Figure 2: The DreamBooth fine-tuning process. The model is fine-tuned with a class-specific prior preservation loss to learn the subject instance without forgetting the general class prior.
Class-specific Prior Preservation Loss
A key challenge in fine-tuning on a small set of images is overfitting and language drift (where the model forgets the general class appearance). To mitigate this, the authors propose an autogenous class-specific prior preservation loss.
The method involves:
- Fine-tuning: The model is fine-tuned with the input images and text prompts containing a unique identifier followed by the class name (e.g., “A [V] dog”).

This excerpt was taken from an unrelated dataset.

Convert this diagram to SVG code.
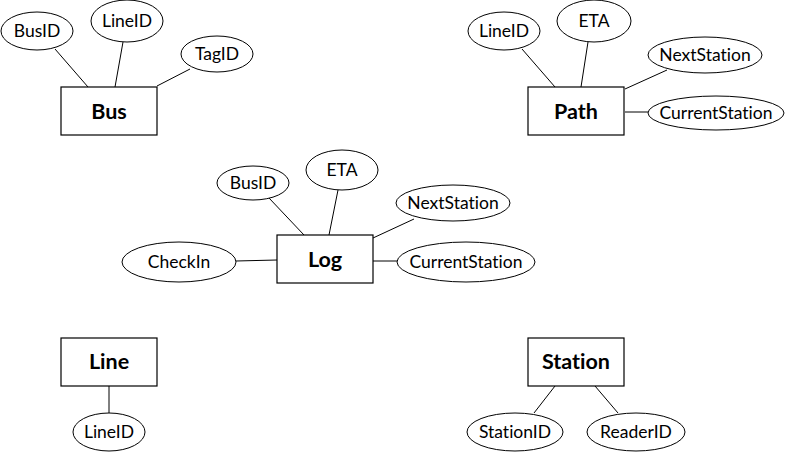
<svg xmlns="http://www.w3.org/2000/svg" width="787" height="455" viewBox="0 0 787 455">
<style>
.ent{fill:#fff;stroke:#000;stroke-width:1.2}
.att{fill:#fff;stroke:#000;stroke-width:1}
.et{font-family:Lato,"Liberation Sans",sans-serif;font-weight:bold;font-size:21.5px;text-anchor:middle;fill:#000;font-variant-ligatures:none}
.at{font-family:Lato,"Liberation Sans",sans-serif;font-size:17.5px;text-anchor:middle;fill:#000;font-variant-ligatures:none}
.c line{stroke:#000;stroke-width:1}
</style>
<rect width="787" height="455" fill="#fff"/>
<g id="connectors" class="c">
<line x1="55" y1="49" x2="88" y2="87"/>
<line x1="123" y1="42" x2="115" y2="87"/>
<line x1="190" y1="69" x2="157" y2="86"/>
<line x1="522" y1="49" x2="555" y2="87"/>
<line x1="588" y1="42" x2="581" y2="87"/>
<line x1="667" y1="70" x2="625" y2="89"/>
<line x1="625" y1="112" x2="648" y2="112"/>
<line x1="269" y1="198" x2="304" y2="235"/>
<line x1="338" y1="190" x2="329" y2="235"/>
<line x1="414" y1="219" x2="373" y2="238"/>
<line x1="236" y1="261" x2="277" y2="260"/>
<line x1="373" y1="261" x2="397" y2="261"/>
<line x1="109" y1="386" x2="109" y2="413"/>
<line x1="555" y1="386" x2="534" y2="413"/>
<line x1="595" y1="386" x2="618" y2="413"/>
</g>
<g id="bus">
<rect class="ent" x="61" y="87" width="96" height="48"/>
<text class="et" x="109" y="119">Bus</text>
</g>
<g id="bus-busid"><ellipse class="att" cx="37" cy="31" rx="36" ry="19"/><text class="at" x="37" y="37">BusID</text></g>
<g id="bus-lineid"><ellipse class="att" cx="127" cy="21" rx="36" ry="21"/><text class="at" x="127" y="27">LineID</text></g>
<g id="bus-tagid"><ellipse class="att" cx="217" cy="54" rx="36" ry="18"/><text class="at" x="217" y="60">TagID</text></g>
<g id="path">
<rect class="ent" x="528" y="87" width="96" height="48"/>
<text class="et" x="576" y="119">Path</text>
</g>
<g id="path-lineid"><ellipse class="att" cx="504" cy="31" rx="36" ry="19"/><text class="at" x="504" y="37">LineID</text></g>
<g id="path-eta"><ellipse class="att" cx="594" cy="21" rx="37" ry="21"/><text class="at" x="594" y="27">ETA</text></g>
<g id="path-next"><ellipse class="att" cx="705" cy="55" rx="57" ry="18"/><text class="at" x="705" y="61">NextStation</text></g>
<g id="path-current"><ellipse class="att" cx="716" cy="113" rx="68" ry="17"/><text class="at" x="716" y="119">CurrentStation</text></g>
<g id="log">
<rect class="ent" x="277" y="235" width="96" height="48"/>
<text class="et" x="325" y="267">Log</text>
</g>
<g id="log-busid"><ellipse class="att" cx="253" cy="183" rx="36" ry="17"/><text class="at" x="253" y="189">BusID</text></g>
<g id="log-eta"><ellipse class="att" cx="342" cy="170" rx="36" ry="20"/><text class="at" x="342" y="176">ETA</text></g>
<g id="log-next"><ellipse class="att" cx="453" cy="203" rx="57" ry="18"/><text class="at" x="453" y="209">NextStation</text></g>
<g id="log-current"><ellipse class="att" cx="466" cy="262" rx="69" ry="20"/><text class="at" x="466" y="268">CurrentStation</text></g>
<g id="log-checkin"><ellipse class="att" cx="179" cy="262" rx="57" ry="20"/><text class="at" x="179" y="268">CheckIn</text></g>
<g id="line">
<rect class="ent" x="61" y="338" width="96" height="48"/>
<text class="et" x="109" y="369">Line</text>
</g>
<g id="line-lineid"><ellipse class="att" cx="109" cy="432" rx="36" ry="19"/><text class="at" x="109" y="438">LineID</text></g>
<g id="station">
<rect class="ent" x="528" y="338" width="96" height="48"/>
<text class="et" x="576" y="369">Station</text>
</g>
<g id="station-stationid"><ellipse class="att" cx="515" cy="432" rx="48" ry="19"/><text class="at" x="515" y="438">StationID</text></g>
<g id="station-readerid"><ellipse class="att" cx="636" cy="432" rx="49" ry="19"/><text class="at" x="636" y="438">ReaderID</text></g>
</svg>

- Prior Preservation: To prevent the model from associating the class name (e.g., “dog”) only with the specific instance, the model is supervised with its own generated samples of the general class. This ensures that the model retains its prior knowledge of the class while learning the specific subject.
Training Details:
- Iterations: ~1000 iterations.
- Learning Rate: $10^{-5}$ for Imagen, $5 \times 10^{-6}$ for Stable Diffusion.
- Data: 3-5 images of the subject are sufficient.
- Time: ~5 minutes on a TPUv4 or NVIDIA A100.
Experiments
The authors created a dataset of 30 subjects (21 inanimate objects, 9 live subjects) to evaluate the method.
Comparison with Baselines
The authors compared DreamBooth with Textual Inversion, another popular personalization method.
| Metric | DreamBooth (Imagen) | DreamBooth (SD) | Textual Inversion (SD) | Real Images |
|---|---|---|---|---|
| DINO (Subject Fidelity) | 0.774 | 0.668 | 0.569 | 0.774 |
| CLIP-I (Subject Fidelity) | 0.815 | 0.767 | 0.726 | 0.880 |
| CLIP-T (Prompt Fidelity) | 0.306 | 0.298 | 0.265 | N/A |
Table 1: Quantitative comparison of subject and prompt fidelity. DreamBooth significantly outperforms Textual Inversion in preserving subject identity (DINO, CLIP-I) and prompt adherence (CLIP-T).
Figure 3: Qualitative comparison. DreamBooth generates images that are more faithful to the subject’s identity and the text prompt compared to Textual Inversion.
Evaluation Metrics
- CLIP-I (Subject Fidelity): The average pairwise cosine similarity between CLIP embeddings of generated and real images. This measures how well the subject’s details are preserved.
- DINO (Subject Fidelity): The average pairwise cosine similarity between ViT-S/16 DINO embeddings. The authors argue this is better than CLIP-I for distinguishing unique features of specific objects within the same class.
- CLIP-T (Prompt Fidelity): The average cosine similarity between the text prompt and the image CLIP embeddings. This measures how well the generated image respects the prompt (e.g., “in the Acropolis”).
Conclusion & Insight
DreamBooth is an excellent study that achieved powerful performance with a simple idea (Prior Preservation Loss). In particular, the approach of using “Rare Tokens” to inject new concepts without invading the existing vocabulary space of the model has inspired many researchers since.
From an application perspective, it has high commercial value as it allows users to create their own avatars or profile pictures with just a few photos. Although the need for training time and storage capacity remains a challenge—leading to a preference for more lightweight methods like HyperNetworks or LoRA recently—it is undeniable that DreamBooth was at the starting point of this entire trend.